It was only a matter of time: Last year, tablets powered by Google's (NASDAQ:GOOGL) Android outsold Apple's (NASDAQ:AAPL) iPad, bringing Apple's multi-year run to an end. According to Gartner, Google's operating system powered nearly 62% of the tablets sold last year, while Apple's iPad accounted for just 36%.
In time, it's likely that Apple's share of the tablet market will decline further, as Google's hardware partners, including Samsung (OTC:SSNLF), continue to offer a wide variety of alternatives at multiple price points.
Growing at the low-end
Google's mobile operating system has conquered the tablet market in exactly the same way as it conquered the smartphone market: by appealing to the low end. According to Gartner, cheaper, smaller Android tablets have become particularly popular, accounting for much of Android's recent growth.
As with smartphones, Google's mobile operating system has been especially well received with tablet buyers in emerging markets. Last year, emerging-market tablet demand grew by 145%, while developed markets saw growth of only 31%, according to Gartner.
While Apple's cheapest tablet, the original iPad Mini, retails for $300, tablets powered by Google's Android are widely available for a fraction of the cost. The least expensive Android tablets go for around $50, though the brands are far from household names. Still, for emerging-market consumers on limited budgets, the best tablet could be the one they can afford.
Samsung's shotgun approach
Despite competition from what amounts to generic brands, Samsung's share of the tablet market has grown alongside Google's operating system. Last year, Gartner reports that Samsung made about one in every five tablets sold, up from less than one in 10 in the year prior.
Unlike Apple, Samsung takes a shotgun approach to the market, offering tablets in virtually every size at every conceivable price point. Some of Samsung's tablets, including its Galaxy Note Pro 12.2, are actually more expensive than Apple's, but Samsung is also no stranger to the low end: Its Galaxy Tab 3 Lite retails for around $160.
While Apple sells four new tablets at one time, Samsung offers far too many models to list. Although this runs the risk of confusing consumers, based on Samsung's recent market share gains, it seems to be working quite well, allowing Samsung to fend off rivals that are able to offer a nearly identical software experience.
The iPad is more like the Mac than the iPhone
I've written before that I expect Apple's share of the tablet market to eventually fall into the single digits: Gartner's data only affirms my expectation. While Apple's share of the smartphone market seems to have stabilized in the teens globally, and around 40% in developed markets like the U.S., there's one key difference between tablets and smartphones.
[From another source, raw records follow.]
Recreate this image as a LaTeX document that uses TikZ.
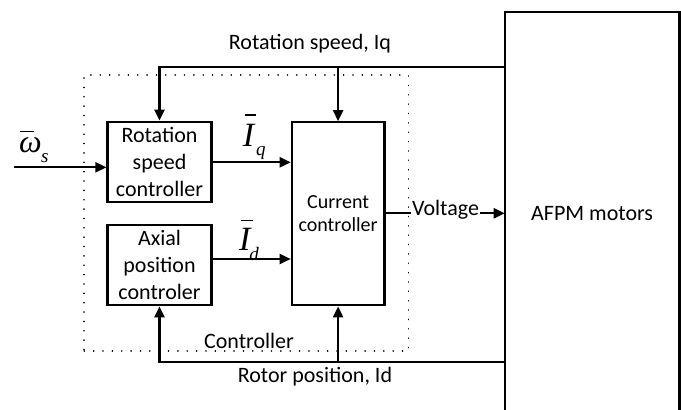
\documentclass[tikz,border=0pt]{standalone}
\usepackage{fontspec}
\setmainfont{Carlito}
\newfontfamily\tms{Liberation Serif}
\newcommand\ovl[3]{\makebox[0pt][l]{\kern#1\rule[#2]{#3}{1.5pt}}}
\newcommand\subsc[2]{\raisebox{#1}{\fontsize{19}{19}\selectfont #2}}
\usetikzlibrary{arrows.meta}
\begin{document}
\begin{tikzpicture}[x=1pt,y=-1pt,
  line width=2.2pt,
  every node/.style={font=\fontsize{22}{27}\selectfont, inner sep=0pt},
  blk/.style={draw, line width=2.2pt, align=center},
  arr/.style={-{Triangle[length=11pt,width=10pt]}},
  mathlbl/.style={anchor=base west, font=\tms\itshape\fontsize{34}{34}\selectfont},
  dots/.style={draw, line width=1.7pt, line cap=round, dash pattern=on 0.01pt off 9.35pt}
]
\useasboundingbox (0,0) rectangle (681,410);

% blocks
\node[blk, minimum width=104, minimum height=80.6] (rs) at (159.5,162) {Rotation\\speed\\controller};
\node[blk, minimum width=104, minimum height=80] (ap) at (159.5,265.3) {Axial\\position\\controler};
\node[blk, minimum width=92.6, minimum height=183, font=\fontsize{20}{23.5}\selectfont] (cc) at (338.1,213.8) {Current\\controller};
\node[minimum width=172.6, minimum height=401.2] (afpm) at (592.1,213.3) {AFPM motors};
\coordinate (bot) at (0,410);
\draw (afpm.west |- bot) -- (afpm.north west) -- (afpm.north east) -- (afpm.east |- bot);

% dotted controller frame
\node[dots, minimum width=324.1, minimum height=275.7] (frame) at (246.35,213.15) {};
\node (ctrl) at (249,340.7) {Controller};

% top feedback
\coordinate (topy) at (0,67.3);
\draw[arr] (afpm.west |- topy) -- (rs.north |- topy) -- (rs.north);
\draw[arr] (cc.north |- topy) -- (cc.north);
\node (rsl) at (310,43.3) {Rotation speed, Iq};

% bottom feedback
\coordinate (boty) at (0,362.3);
\draw[arr] (afpm.west |- boty) -- (ap.south |- boty) -- (ap.south);
\draw[arr] (cc.south |- boty) -- (cc.south);
\node (rpl) at (315,376.7) {Rotor position, Id};

% reference input
\coordinate (win) at (14.4,167.3);
\draw[arr] (win) -- (rs.west |- win);
\node[mathlbl, font=\tms\itshape\fontsize{32}{32}\selectfont] (wl) at (18,152) {\ovl{1pt}{20pt}{14pt}ω\kern-0.5pt\subsc{-10pt}{s}};

% current references
\draw[arr] (rs.east |- 0,162.3) -- (cc.west |- 0,162.3);
\node[mathlbl] (iql) at (241.7,146.7) {\ovl{2pt}{31pt}{11.5pt}I\kern2pt\subsc{-8.3pt}{q}};
\coordinate (idy) at (0,259);
\draw[arr] (ap.east |- idy) -- (cc.west |- idy);
\node[mathlbl] (idl) at (238,250) {\ovl{2pt}{29pt}{12pt}I\kern-1pt\subsc{-10pt}{d}};

% voltage
\node[anchor=mid] (volt) at (445.5,213.3) {Voltage};
\draw (cc.east |- volt.mid west) -- (volt.mid west);
\draw[arr] (volt.mid east) -- (afpm.west |- volt.mid east);
\end{tikzpicture}
\end{document}
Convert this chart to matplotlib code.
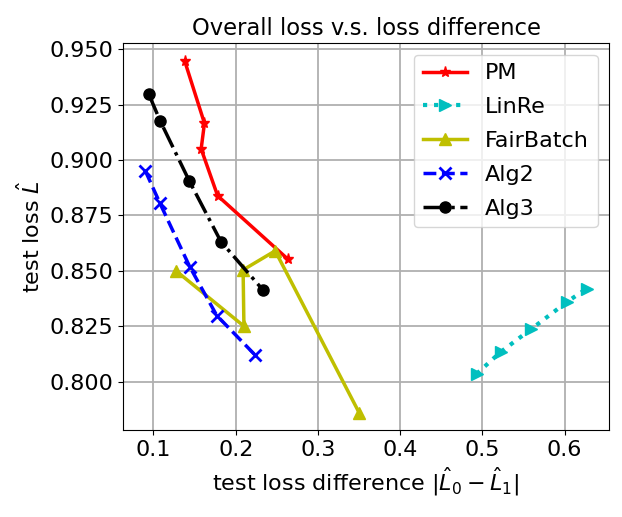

Tablets, unlike smartphones, are almost always purchased without the help of a carrier. While the high price of Apple's iPhone is somewhat blunted by the widespread practice of carrier subsidies in developed markets, Apple doesn't have that advantage in the tablet market: The vast majority of tablets are purchased for the full retail price. Last year, analyst Craig Moffett (via AllThingsD) estimated that only 10% of new tablets were sold on wireless plans.
For that reason, Google's Android should continue to grow its share of the tablet market, eventually eclipsing Apple's iPad even in developed economies. Apple's iPad business seems destined to look more like the Mac than the iPhone, as Samsung and other Android vendors are able to aggressively undercut Apple's premium pricing.
To be clear, that isn't necessarily terrible for Apple -- as Horace Dediu pointed out that, in spite of its meager market share, Apple's Mac is more profitable than almost all of its PC competitors combined. But it could prove problematic if Google's dominance in the tablet market spills over into the handset business: either by attracting more developer interest, or luring some iPhone owners into Google's ecosystem.
Ultimately, Apple's loss of the tablet market is certainly not a positive for the company, but hardly surprising.